Back to Morris on Twitter - he continues:
The thing is, as I've exhaustively demonstrated elsewhere, aside from lame merchandising, "purity culture" really didn't offer anything uniquely repressive or "harmful" compared with the rest of Christian history.

Post-fundamentalist types like to imagine it did, but a quick perusal of the Reformers or Church Fathers will disabuse you of that notion. Saying "no" to sin has always, *always* been part of the Christian sexual ethic.

There is a Mount Everest of social science on what premarital promiscuity does to subsequent marriages. Hint: it's exactly what "purity culture" taught.
Point #2: We live in a culture that does not want to say "no" to sin; people want to construct their own truth and live according to their own ideals.  It doesn't work for them, so they want to twist things around and blame the repression of Scriptures.  There is even the concept that has been advanced that purity culture has been responsible for sexual abuse in the Church.  That is so far-fetched: purity and abstinence, the absence of illicit activity, results in warped sexual actions?  Conversely, we should be clamoring for more teaching on purity!
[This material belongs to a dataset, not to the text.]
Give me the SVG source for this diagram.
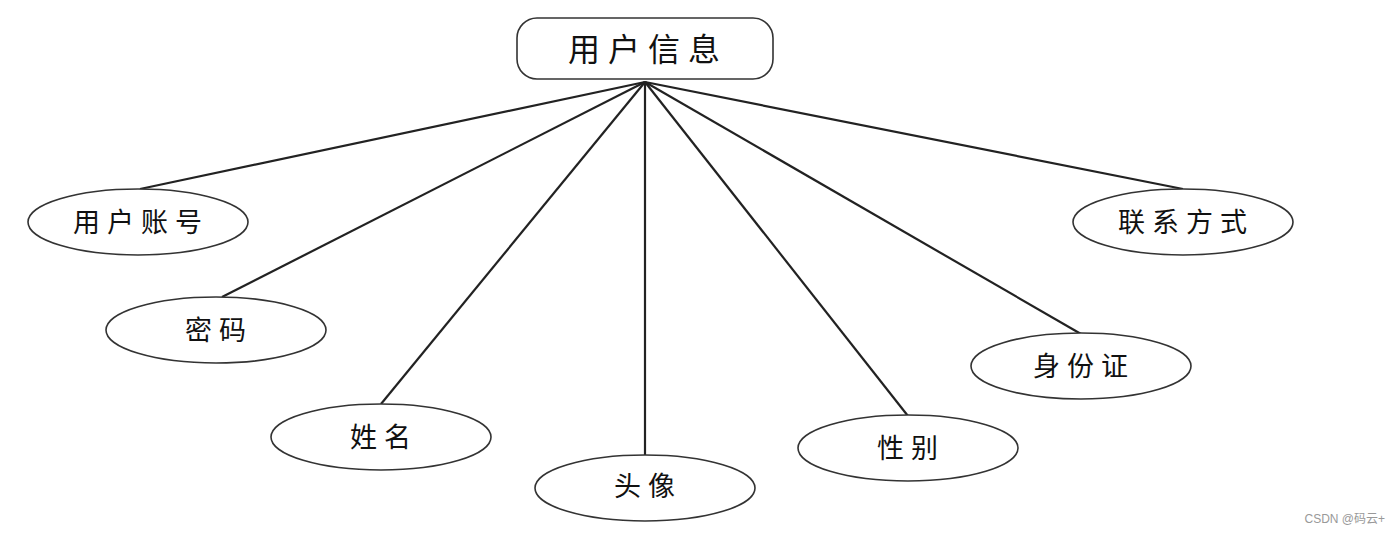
<svg xmlns="http://www.w3.org/2000/svg" width="1400" height="534" viewBox="0 0 1400 534">
<style>
.n{fill:#fff;stroke:#333;stroke-width:1.6}
.t{font-family:"Noto Sans CJK SC","Liberation Sans",sans-serif;fill:#111;text-anchor:middle;dominant-baseline:central}
.e{font-size:27px;letter-spacing:7px}
.c line{stroke:#222;stroke-width:2.2}
</style>
<rect width="1400" height="534" fill="#fff"/>
<g class="c" id="connectors">
<line x1="645" y1="82" x2="140" y2="189"/>
<line x1="645" y1="82" x2="222" y2="297"/>
<line x1="645" y1="82" x2="381" y2="404"/>
<line x1="645" y1="82" x2="645" y2="455"/>
<line x1="645" y1="82" x2="908" y2="416"/>
<line x1="645" y1="82" x2="1081" y2="334"/>
<line x1="645" y1="82" x2="1183" y2="189"/>
</g>
<g id="root"><rect class="n" x="517" y="18" width="256" height="61" rx="20"/><text class="t" x="648" y="47" style="font-size:32px;letter-spacing:8px">用户信息</text></g>
<g id="n1"><ellipse class="n" cx="138" cy="222" rx="110" ry="33"/><text class="t e" x="141" y="220">用户账号</text></g>
<g id="n2"><ellipse class="n" cx="216" cy="330" rx="110" ry="33"/><text class="t e" x="219" y="328">密码</text></g>
<g id="n3"><ellipse class="n" cx="381" cy="437" rx="110" ry="33"/><text class="t e" x="384" y="435">姓名</text></g>
<g id="n4"><ellipse class="n" cx="645" cy="488" rx="110" ry="33"/><text class="t e" x="648" y="484">头像</text></g>
<g id="n5"><ellipse class="n" cx="908" cy="448" rx="110" ry="33"/><text class="t e" x="911" y="446">性别</text></g>
<g id="n6"><ellipse class="n" cx="1081" cy="366" rx="110" ry="33"/><text class="t e" x="1084" y="364">身份证</text></g>
<g id="n7"><ellipse class="n" cx="1183" cy="222" rx="110" ry="33"/><text class="t e" x="1186" y="220">联系方式</text></g>
<text x="1385" y="519" style="font-family:'Liberation Sans','Noto Sans CJK SC',sans-serif;font-size:12px;fill:#999;text-anchor:end;dominant-baseline:central">CSDN @码云+</text>
</svg>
Denny Burk writes, regarding the Times piece:
Perhaps the biggest problem with Beaty’s essay is that she isn’t really clear about what she’s condemning in “purity culture.” If unbiblical and unmerciful shaming is what she means to condemn, then she would have done well to say so. I can’t imagine serious Christians disagreeing with her about that. I certainly wouldn’t. But as I read the article, the Bible’s actual teaching about sexual ethics also seems to be thrown into the mix of what needs to be condemned. And this is a claim that no serious Christian can agree with. It is a claim that we are in fact obliged to contend against (Jude 3).
Point #3: We have to guard against being paralyzed by ideas.  The number of ideas that are out there which are clearly unbiblical is stunning!  And, it's easy, especially in times of struggle, to try to retrofit the truth of the Bible by blending in the world's philosophies.  It's a potent mix that can be incredible harmful, but some feel that has to be done to make the Bible's teachings more palatable in today's culture.  It doesn't!  In a society that is adrift, we need moorings; the principles of Scripture give those to us in areas of sexuality and beyond.